Life can be described as a constant change of environment, relationships, skills, and ideologies. Notice how every 5 years, it seems as if you are made into a completely new person.
Early on, you learn the basics. Next, maybe you move to a new town or start at a different school. In the next stage, you refine your outlook on friendship, you may even form new perceptions of the world itself. Eventually you move into adulthood, where change continues: new relationships, responsibility, careers, and so forth.
One prevelant trait you have and always will rely on is adaptability.
Some may presume intelligence, courage, or loyalty as the greatest human trait. However, I find adaptability to have a much stronger presence and impact.
It is not the strongest or the most intelligent who will survive but those who can best manage change — Leon C. Megginson
Our lives are not concrete ; they are ever-changing phases of reality. We constantly address change in the information we receive, in the status of our relationships, and in the settings we belong to. The presences of change comes in many shapes and sizes.
What it really means
The definition of ‘adapt’: to make something suitable for new purpose; to become adjusted to new conditions
What if you couldn’t become suitable for new purpose? What if you had an incredibly hard time adjusting to the new? How would your life change?
I’ll tell you — it wouldn’t! Your life would remain the same. No more growth or progress. Change would stop you in your tracks. To me, that’s the end of a happy life which makes adaptability truly essential.
The ability to adapt is sort of like a super power. Adaptability allows you to carry on a conversation with anyone.
It’s true. No matter the difference, the adaptive person finds a way to make the conversation work. They understand the importance of adjustment in tone, word choice, and expression based entirely on the person.
This creates the flexibility that’s necessary for sparking new relationships. No one makes friends with someone stiff as a board. Or someone with a narrow mind. We don’t make friends with people we find no common ground or interest. Being adaptable creates a connection! It’s the ability to turn the knowledge you have into something useful for the situation at hand.
We all bring something unique to the table. When we share our perspectives, experiences, and feelings, we expect others to grasp those thoughts, understand them, then respond in a helpful or positive manner.
Your ability to create that response is a testament to how well you adapt; it’s a powerful way to form a bond.
Our professional lives demand adaptiveness at a much higher rate. We are consistently challenged to adjust in the workplace. Whether it’s a new task, new clients, or new team members, we have to ride the waves of change.
Majority of the time, it’s in the job description. It’s disguised as “analytical skills” or “decision making.”
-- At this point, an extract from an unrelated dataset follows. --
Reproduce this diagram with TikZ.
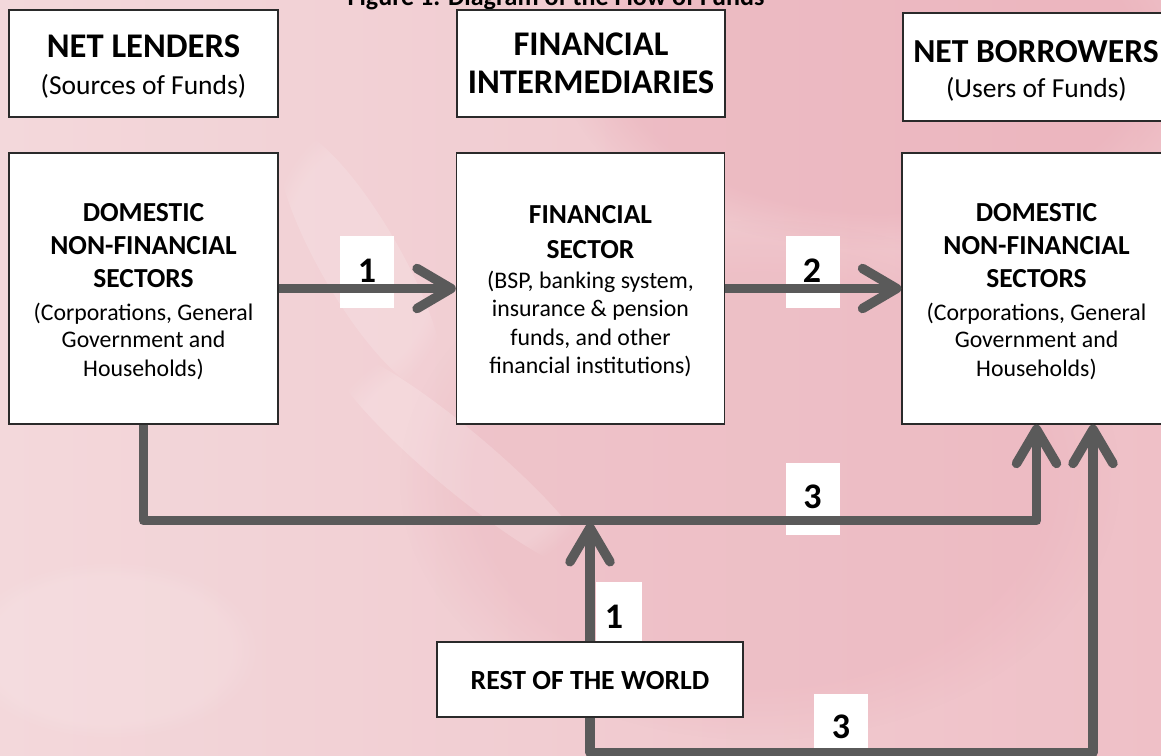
\documentclass[tikz,border=0pt]{standalone}
\usepackage{fontspec}
\setmainfont{Carlito}
\usetikzlibrary{arrows.meta,fadings}
\definecolor{flowgray}{HTML}{5A5A5A}
\definecolor{boxline}{HTML}{2A2A2A}
\definecolor{bgleft}{HTML}{F3D8DB}
\definecolor{bgright}{HTML}{EFC0C7}
\definecolor{bgdeep}{HTML}{E8A6B2}
\begin{document}
\begin{tikzpicture}[x=1pt,y=-1pt,
  box/.style={draw=boxline, line width=1.4pt, fill=white, inner sep=0pt},
  tag/.style={fill=white, inner sep=0pt, minimum width=54pt, minimum height=72pt},
  head/.style={font=\bfseries\fontsize{34.6}{40}\selectfont, anchor=base, inner sep=0pt},
  sub/.style={font=\fontsize{27.5}{32}\selectfont, anchor=base, inner sep=0pt},
  bold/.style={font=\bfseries\fontsize{27.5}{30}\selectfont, anchor=base, inner sep=0pt},
  plain/.style={font=\fontsize{23.8}{28}\selectfont, anchor=base, inner sep=0pt},
  digit/.style={font=\bfseries\fontsize{36}{40}\selectfont, anchor=base, inner sep=0pt},
  flow/.style={draw=flowgray, line width=9.5pt, line join=round,
    -{Straight Barb[length=34pt,width=40pt,round]}},
  glow/.style={path fading=circle with fuzzy edge 20 percent},
]
\useasboundingbox (0,0) rectangle (1161,755);
\clip (0,0) rectangle (1161,755);

% paper background with soft tints
\shade[left color=bgleft, right color=bgright] (0,0) rectangle (1161,755);
\fill[bgdeep, opacity=0.40, glow] (880,60) ellipse [x radius=320pt, y radius=190pt];
\fill[bgdeep, opacity=0.25, glow] (760,480) ellipse [x radius=360pt, y radius=260pt];
\fill[white, opacity=0.18, glow, rotate around={-40:(460,460)}] (460,460) ellipse [x radius=170pt, y radius=30pt];
\fill[white, opacity=0.15, glow, rotate around={-60:(360,260)}] (360,260) ellipse [x radius=150pt, y radius=40pt];
\fill[white, opacity=0.12, glow] (110,650) ellipse [x radius=150pt, y radius=90pt];

% title (runs off the top edge)
\node[font=\bfseries\fontsize{26}{30}\selectfont, anchor=base, inner sep=0pt] (title) at (556,5) {Figure 1. Diagram of the Flow of Funds};

% column headers
\node[box, minimum width=269pt, minimum height=107pt] (hlend) at (143.5,63.5) {};
\node[box, minimum width=268pt, minimum height=107pt] (hint) at (591,63.5) {};
\node[box, minimum width=267pt, minimum height=108pt] (hbor) at (1036.5,67) {};

% number tags behind the flows
\node[tag] (t1) at (367,272) {};
\node[tag] (t2) at (813,272) {};
\node[tag] (t3) at (813,499) {};
\node[tag, minimum width=46pt, minimum height=60pt] (t4) at (619,612) {};
\node[tag, minimum height=60pt] (t5) at (841,724) {};

% sector boxes
\node[box, minimum width=269pt, minimum height=271pt] (lend) at (143.5,288.5) {};
\node[box, minimum width=268pt, minimum height=271pt] (fin) at (590.5,288.5) {};
\node[box, minimum width=269pt, minimum height=271pt] (bor) at (1036.5,288.5) {};
\node[box, minimum width=306pt, minimum height=75pt] (row) at (590,679.5) {};

% flows
\coordinate (merge) at (590,523);
\draw[flow] (lend.east) -- (fin.west);
\draw[flow] (fin.east) -- (bor.west);
\draw[flow] (lend.south) -- ++(0,96) -| (bor.south);
\draw[flow] (row.north) -- (merge);
\draw[flow] (row.south) -- ++(0,35) -| ([xshift=56.5pt]bor.south);

% box outline drawn again over the flow ends
\node[box, minimum width=306pt, minimum height=75pt] (row2) at (590,679.5) {};

% digits
\node[digit] (d1) at (367,282) {1};
\node[digit] (d2) at (812,282) {2};
\node[digit] (d3) at (812.5,508) {3};
\node[digit] (d4) at (614,628) {1};
\node[digit] (d5) at (841,738) {3};

% header texts
\node[head] (x1) at (143.5,57) {NET LENDERS};
\node[sub] (x2) at (143.5,94) {(Sources of Funds)};
\node[head] (x3) at (591,55) {FINANCIAL};
\node[head] (x4) at (591,93) {INTERMEDIARIES};
\node[head, font=\bfseries\fontsize{33.6}{40}\selectfont] (x5) at (1036,62) {NET BORROWERS};
\node[sub] (x6) at (1036.5,97) {(Users of Funds)};

% lenders
\node[bold] (a1) at (143.5,221.7) {DOMESTIC};
\node[bold] (a2) at (143.5,254.3) {NON-FINANCIAL};
\node[bold] (a3) at (143.5,287.7) {SECTORS};
\node[plain] (a4) at (143.5,320) {(Corporations, General};
\node[plain] (a5) at (143.5,347.3) {Government and};
\node[plain] (a6) at (143.5,376) {Households)};

% financial sector
\node[bold] (b1) at (590.5,223.3) {FINANCIAL};
\node[bold] (b2) at (590.5,258.3) {SECTOR};
\node[plain] (b3) at (590.5,288.3) {(BSP, banking system,};
\node[plain] (b4) at (590.5,316.7) {insurance \& pension};
\node[plain] (b5) at (590.5,345) {funds, and other};
\node[plain] (b6) at (590.5,373.3) {financial institutions)};

% borrowers
\node[bold] (c1) at (1036.5,221.7) {DOMESTIC};
\node[bold] (c2) at (1036.5,254.3) {NON-FINANCIAL};
\node[bold] (c3) at (1036.5,287.7) {SECTORS};
\node[plain] (c4) at (1036.5,320) {(Corporations, General};
\node[plain] (c5) at (1036.5,347.3) {Government and};
\node[plain] (c6) at (1036.5,376) {Households)};

% rest of the world
\node[font=\bfseries\fontsize{27.7}{30}\selectfont, anchor=base, inner sep=0pt] (r1) at (590,689) {REST OF THE WORLD};
\end{tikzpicture}
\end{document}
Have you ever heard an interviewer say “name a time you had to think on your feet?” They want insight as to how well you can adapt.
What can you do
So, I’ve talked about the importance of adaptability. Now you’re asking, “How? What can I really do?” As with most things, it starts with realization; the knowing that something is important.
Being adaptable is straightforward: Adjust yourself to what’s going on. Always look for new information and allow that to impact your actions / reactions. Try to find what your environment requires out of you. Understand your goal and anticipate how the elements around you will affect your pursuit of that goal. Use the variables to your advantage!
It sounds vague, but that’s really what it’s all about (I’d like to see someone explain how to be courageous).
Take it forward
Add adaptability to one of your treasured traits. Carry the importance of this trait forward and use it as a springboard. Look to build on it and incorporate it into your life.
Ask yourself from time to time, “Am I being adaptive? Am I making the most out of this scenario, with what I have?”
Above all else, be mindful of it because trust me, you’re going to need it.
Thanks for reading! Happy Thanksgiving!